Türkiye Exporters Assembly (TIM) President Mustafa Gultepe said investment outflows are no longer optional. “With labor costs now near $1,400, we can’t stay competitive. Many firms are relocating to lower-cost countries like Egypt,” he said. Cetin Tecdelioglu, TIM’s deputy chair, called for urgent rate cuts and a credit guarantee scheme. “We’re seeing up to 15% market contraction. Consumer power is down, and export demand is weakening,” he noted.

Rifat Hisarciklioglu, head of the Union of Chambers and Commodity Exchanges of Türkiye (TOBB), said access to financing is the top challenge. “The market is nearly paralyzed. Credit contraction and high interest are shackling SMEs. Payments are delayed, purchases fall, and growth slows,” he stated, urging support for labor-intensive sectors hit by rising input costs.

Rifat Hisarciklioglu, President of the Union of Chambers and Commodity Exchanges of Turkiye (TOBB), speaks at a conference in Türkiye, accessed on June 20, 2025. (AA Photo)
Rifat Hisarciklioglu, President of the Union of Chambers and Commodity Exchanges of Turkiye (TOBB), speaks at a conference in Türkiye, accessed on June 20, 2025. (AA Photo)

High costs drive relocation of Turkish industry abroad

Even before the most recent rate decision, industrial firms had already begun relocating production due to what they described as unsustainable operating conditions at home. The sharp disparity between Turkiye’s labor costs and those in North Africa has pushed companies toward Egypt and Morocco, where wages and investment costs are lower.

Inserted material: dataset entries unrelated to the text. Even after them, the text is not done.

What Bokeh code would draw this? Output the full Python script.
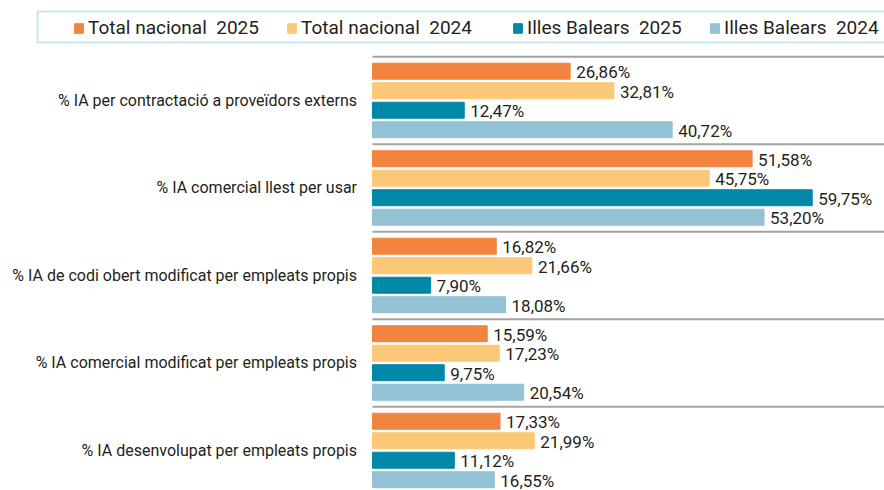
from bokeh.plotting import figure
from bokeh.models import Range1d, ColumnDataSource, BoxAnnotation, Legend, LegendItem
from bokeh.core.properties import value
from bokeh.embed import file_html
from bokeh.resources import INLINE

categories = [
    "% IA per contractació a proveïdors externs",
    "% IA comercial llest per usar",
    "% IA de codi obert modificat per empleats propis",
    "% IA comercial modificat per empleats propis",
    "% IA desenvolupat per empleats propis",
]
series = ["Total nacional\u00a0 2025", "Total nacional\u00a0 2024", "Illes Balears\u00a0 2025", "Illes Balears\u00a0 2024"]
total_nacional_2025 = [26.86, 51.58, 16.82, 15.59, 17.33]
total_nacional_2024 = [32.81, 45.75, 21.66, 17.23, 21.99]
illes_balears_2025 = [12.47, 59.75, 7.90, 9.75, 11.12]
illes_balears_2024 = [40.72, 53.20, 18.08, 20.54, 16.55]
colors = ["#F28440", "#FBC878", "#0088A9", "#93C2D4"]

values_by_series = [total_nacional_2025, total_nacional_2024, illes_balears_2025, illes_balears_2024]

FONT = "Roboto"
TXT = "#231F20"
W, H = 884, 490
G = 87.5 / 19.5  # group pitch in bar units
legend_x = [73, 286, 512, 709]  # screen x of each legend entry

p = figure(width=W, height=H, output_backend="svg", toolbar_location=None,
           x_range=Range1d(-50.54, 69.57), y_range=Range1d(21.50, -3.626),
           min_border=0, outline_line_color=None)
p.axis.visible = False
p.grid.visible = False

# separators between groups
sep_y = [g * G - (G - 3) / 2 for g in range(len(categories))]
p.segment(x0=0, x1=80, y0=sep_y, y1=sep_y, line_color="#A3A3A3", line_width=2)

bar_renderers = []
for i, (name, vals, col) in enumerate(zip(series, values_by_series, colors)):
    ys = [g * G + i for g in range(len(categories))]
    src = ColumnDataSource(dict(y=ys, v=vals,
                                lab=[f"{v:.2f}".replace(".", ",") + "%" for v in vals]))
    r = p.hbar(y="y", left=0, right="v", height=0.82, color=col, source=src)
    bar_renderers.append(r)
    p.text(x="v", y="y", text="lab", source=src, x_offset=6, y_offset=1,
           text_font=value(FONT), text_font_size="17px", text_color=TXT,
           text_baseline="middle", text_align="left")

cat_src = ColumnDataSource(dict(y=[g * G + 1.5 for g in range(len(categories))], t=categories))
p.text(x=-2.1, y="y", text="t", source=cat_src, text_font=value(FONT), text_font_size="16px",
       text_color=TXT, text_baseline="middle", text_align="right")

# legend entries, one per series
for name, r, lx in zip(series, bar_renderers, legend_x):
    lg = Legend(items=[LegendItem(label=name, renderers=[r])], location=(lx, 451),
                orientation="horizontal", padding=0, margin=0, glyph_width=11, glyph_height=12,
                label_standoff=4, label_text_font=FONT, label_text_font_size="19px",
                label_text_color=TXT, border_line_alpha=0, background_fill_alpha=0)
    p.add_layout(lg)

box = BoxAnnotation(left=37, right=W + 20, top=H - 11, bottom=H - 42,
                    left_units="screen", right_units="screen", top_units="screen", bottom_units="screen",
                    fill_alpha=0, line_color="#4AA8C2", line_width=2)
p.add_layout(box)

open("out.html", "w").write(file_html(p, INLINE))
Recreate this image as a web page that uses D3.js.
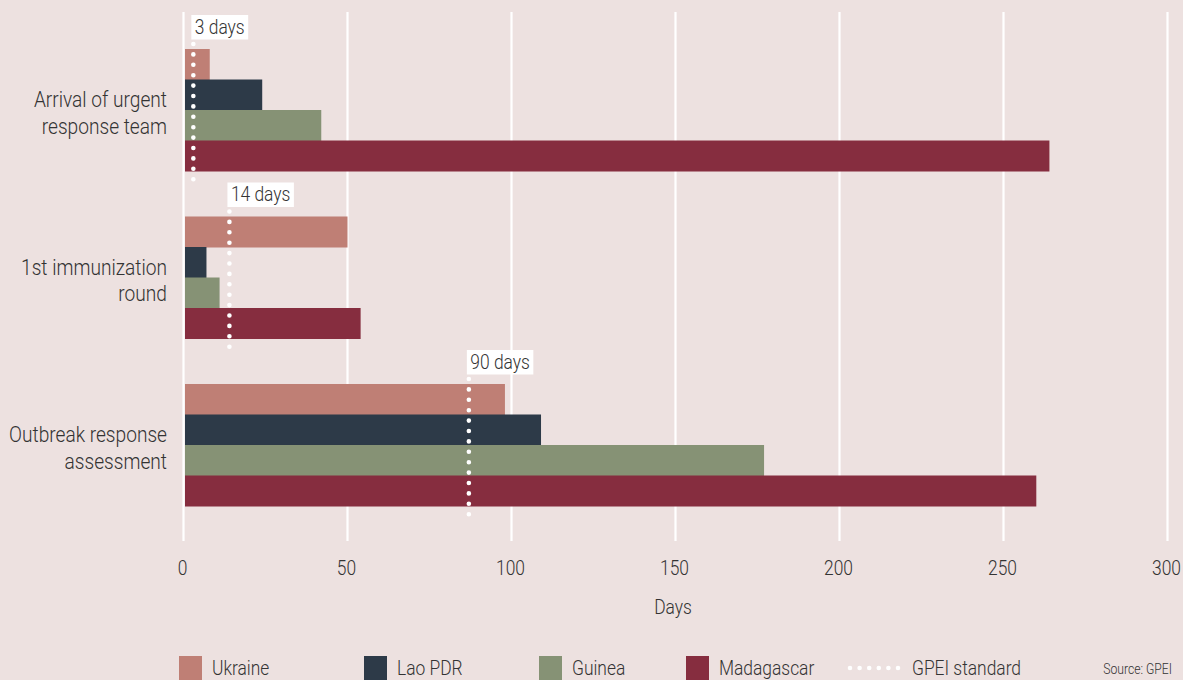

Egypt has attracted nearly $3 billion in Turkish investment, with roughly 200 Turkish textile factories relocating by early 2025. This trend led to the loss of over 300,000 jobs in Türkiye in April.

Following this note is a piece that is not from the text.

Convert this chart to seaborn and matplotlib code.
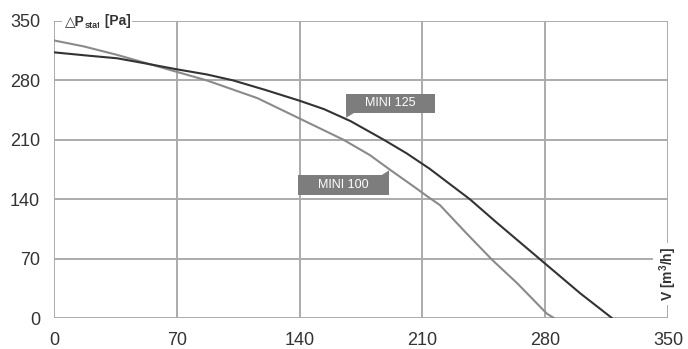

Among the notable investments:

  • Eroglu Group is building an integrated production complex in Egypt covering textiles, furniture, and bedding. It has signed a second facility agreement with the Egyptian government. Total investment: $225 million.
  • Yesim Tekstil, which has operated in Egypt since 2008, employs 13,000 workers across four factories and plans a new $35 million dyeing plant.
  • RENE Textile operates in Egypt across garments and wholesale fabrics.
  • Sirikcioglu Group, based in Kahramanmaras, has announced a $700 million investment plan in Egypt, aiming to employ 5,000 people on a 100,000-square-meter site.
  • FLO, which opened its Casablanca factory in 2002, now produces 480,000 pairs of shoes annually and employs 427 people, including 162 in production.
  • Ulusoy has pledged an initial $18 million investment in Egypt, aiming to hire 855 workers and export 80% of output.
A view of a FLO store in Türkiye, accessed on June 20, 2025. (AA Photo)
A view of a FLO store in Türkiye, accessed on June 20, 2025. (AA Photo)

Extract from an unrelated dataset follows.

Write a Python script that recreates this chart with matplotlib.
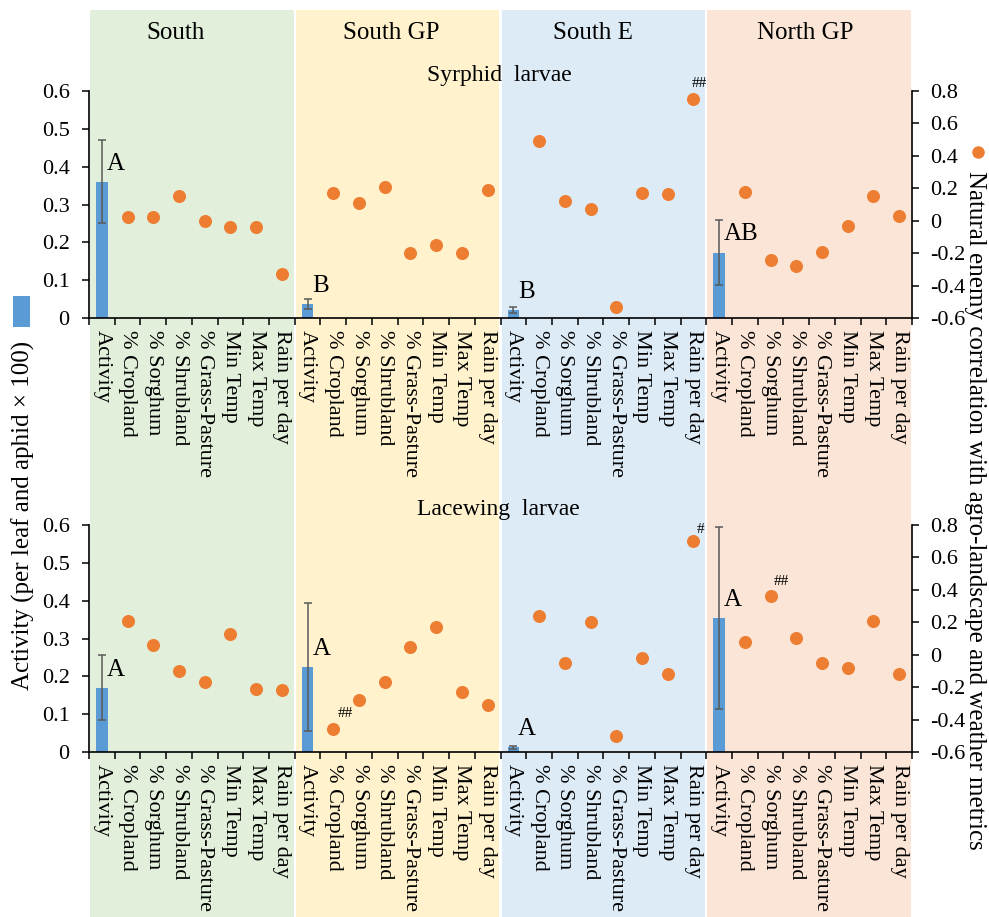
import numpy as np
import matplotlib
matplotlib.use('Agg')
import matplotlib.pyplot as plt
from matplotlib.patches import Rectangle
from matplotlib.lines import Line2D
from matplotlib.ticker import FuncFormatter

plt.rcParams['font.family'] = ['Liberation Serif', 'DejaVu Serif']
plt.rcParams['axes.unicode_minus'] = False

regions = ['South', 'South GP', 'South E', 'North GP']
metrics = ['Activity', '% Cropland', '% Sorghum', '% Shrubland', '% Grass-Pasture',
           'Min Temp', 'Max Temp', 'Rain per day']
band_colors = ['#E2EFDA', '#FFF2CC', '#DDEBF7', '#FBE5D6']

# Syrphid larvae
syr_activity = [0.36, 0.037, 0.021, 0.173]
syr_err = [0.11, 0.012, 0.008, 0.086]
syr_letters = ['A', 'B', 'B', 'AB']
syr_corr = [
    [0.02, 0.02, 0.15, 0.00, -0.04, -0.04, -0.33],
    [0.17, 0.11, 0.21, -0.20, -0.15, -0.20, 0.19],
    [0.49, 0.12, 0.07, -0.53, 0.17, 0.165, 0.75],
    [0.18, -0.24, -0.28, -0.19, -0.03, 0.15, 0.03],
]
syr_marks = [(2, 6, '##')]          # (region, metric after Activity, text)
syr_mark_offsets = [(4, 11.5)]

# Lacewing larvae
lace_activity = [0.17, 0.225, 0.012, 0.354]
lace_err = [0.086, 0.17, 0.003, 0.24]
lace_letters = ['A', 'A', 'A', 'A']
lace_corr = [
    [0.21, 0.06, -0.10, -0.17, 0.13, -0.21, -0.22],
    [-0.46, -0.28, -0.17, 0.05, 0.17, -0.23, -0.31],
    [0.24, -0.05, 0.20, -0.50, -0.02, -0.12, 0.70],
    [0.08, 0.36, 0.10, -0.05, -0.08, 0.21, -0.12],
]
lace_marks = [(1, 0, '##'), (2, 6, '#'), (3, 1, '##')]
lace_mark_offsets = [(9, 11.5), (5.5, 8.5), (7.5, 11)]

W, H = 989, 917
fig = plt.figure(figsize=(W / 100, H / 100), dpi=100)

ax_left, ax_right = 89 / W, 912 / W
ax_w = ax_right - ax_left
panel_tops = [91, 525]
panel_h = 227


def fmt(v, pos):
    return '0' if abs(v) < 1e-9 else f'{v:.1f}'


def draw_panel(top_px, activity, err, letters, corr, marks, offsets, title, title_x):
    ax = fig.add_axes([ax_left, 1 - (top_px + panel_h) / H, ax_w, panel_h / H])
    ax.patch.set_facecolor('none')
    ax2 = ax.twinx()
    n = len(metrics)
    for k in range(len(regions)):
        x0 = k * n
        ax.bar(x0, activity[k], width=0.45, color='#5B9BD5', zorder=2)
        ax.errorbar(x0, activity[k], yerr=err[k], fmt='none', ecolor='#595959',
                    elinewidth=1.1, capsize=3, capthick=1.1, zorder=3)
        ax.annotate(letters[k], (x0, activity[k]), xytext=(3.5, 13),
                    textcoords='offset points', ha='left', va='center', fontsize=18)
        xs = np.arange(x0 + 1, x0 + n)
        ax2.scatter(xs, corr[k], s=88, color='#ED7D31', linewidths=0, zorder=3)
    for (k, m, txt), (dx, dy) in zip(marks, offsets):
        ax2.annotate(txt, (k * n + 1 + m, corr[k][m]), xytext=(dx, dy),
                     textcoords='offset points', ha='center', va='center', fontsize=11)

    ax.set_xlim(-0.5, n * len(regions) - 0.5)
    ax.set_ylim(0, 0.6)
    ax2.set_ylim(-0.6, 0.8)
    ax.set_yticks(np.arange(0, 0.61, 0.1))
    ax2.set_yticks(np.arange(-0.6, 0.81, 0.2))
    ax.yaxis.set_major_formatter(FuncFormatter(fmt))
    ax2.yaxis.set_major_formatter(FuncFormatter(fmt))

    ax.set_xticks(np.arange(-0.5, n * len(regions), 1))
    ax.set_xticklabels([])
    ax.set_xticks(np.arange(n * len(regions)), minor=True)
    ax.set_xticklabels(metrics * len(regions), minor=True, rotation=270, fontsize=16)
    ax.tick_params(axis='x', which='major', direction='out', length=5, width=1.1)
    ax.tick_params(axis='x', which='minor', length=0, pad=9)
    ax.tick_params(axis='y', direction='out', length=5, width=1.1, labelsize=16, pad=9)
    ax2.tick_params(axis='y', direction='out', length=5, width=1.1, labelsize=16, pad=8)

    for a in (ax, ax2):
        a.spines['top'].set_visible(False)
        for s in a.spines.values():
            s.set_linewidth(1.2)
            s.set_color('black')
    ax.spines['right'].set_visible(False)
    ax2.spines['left'].set_visible(False)
    ax2.spines['bottom'].set_visible(False)

    fig.text(title_x / W, 1 - (top_px - 16) / H, title, ha='center', va='center', fontsize=17)
    return ax


draw_panel(panel_tops[0], syr_activity, syr_err, syr_letters, syr_corr,
           syr_marks, syr_mark_offsets, 'Syrphid  larvae', 499)
draw_panel(panel_tops[1], lace_activity, lace_err, lace_letters, lace_corr,
           lace_marks, lace_mark_offsets, 'Lacewing  larvae', 498)

# background bands behind each region
band_top = 1 - 10 / H
for k, c in enumerate(band_colors):
    x0 = ax_left + ax_w * k / 4 + 1.2 / W
    fig.add_artist(Rectangle((x0, 0), ax_w / 4 - 2.4 / W, band_top,
                             transform=fig.transFigure, facecolor=c,
                             edgecolor='none', zorder=-1))

region_x = [176, 391, 593, 805]
for name, xp in zip(regions, region_x):
    fig.text(xp / W, 1 - 33 / H, name, ha='center', va='center', fontsize=18)

# series keys
fig.add_artist(Rectangle((13 / W, 1 - 327 / H), 17 / W, 31 / H,
                         transform=fig.transFigure, facecolor='#5B9BD5', edgecolor='none'))
fig.add_artist(Line2D([978 / W], [1 - 152 / H], marker='o', markersize=9,
                      color='#ED7D31', markeredgewidth=0, transform=fig.transFigure))

fig.text(23 / W, 1 - 515 / H, 'Activity (per leaf and aphid × 100)',
         rotation=90, ha='center', va='center', fontsize=18)
fig.text(975 / W, 1 - 510 / H,
         'Natural enemy correlation with agro-landscape and weather metrics',
         rotation=270, ha='center', va='center', fontsize=18)

fig.savefig('out.png', dpi=100)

Persistent demand for return to production-first economic model

Taken together, these business voices reflect a consistent and long-standing message: Türkiye needs a policy reset that emphasizes rule-based governance, cost competitiveness, and international credibility. While their remarks predate the latest central bank decision, the policy continuity has made those concerns even more relevant.

At the same time, the combination of rising input costs, weak domestic demand, and a suppressed exchange rate has significantly undermined the competitiveness of Turkish manufacturers in global markets. Labor-intensive sectors such as textiles, apparel, and machinery—which traditionally played a central role in Türkiye’s export performance—have seen profit margins eroded and pricing power weakened.

Exporters, manufacturers, and trade organizations agree that unless Türkiye recalibrates its macroeconomic strategy to support real-sector growth, the country risks deepening industrial contraction, rising unemployment, and diminishing foreign trade performance at a critical juncture for its economy.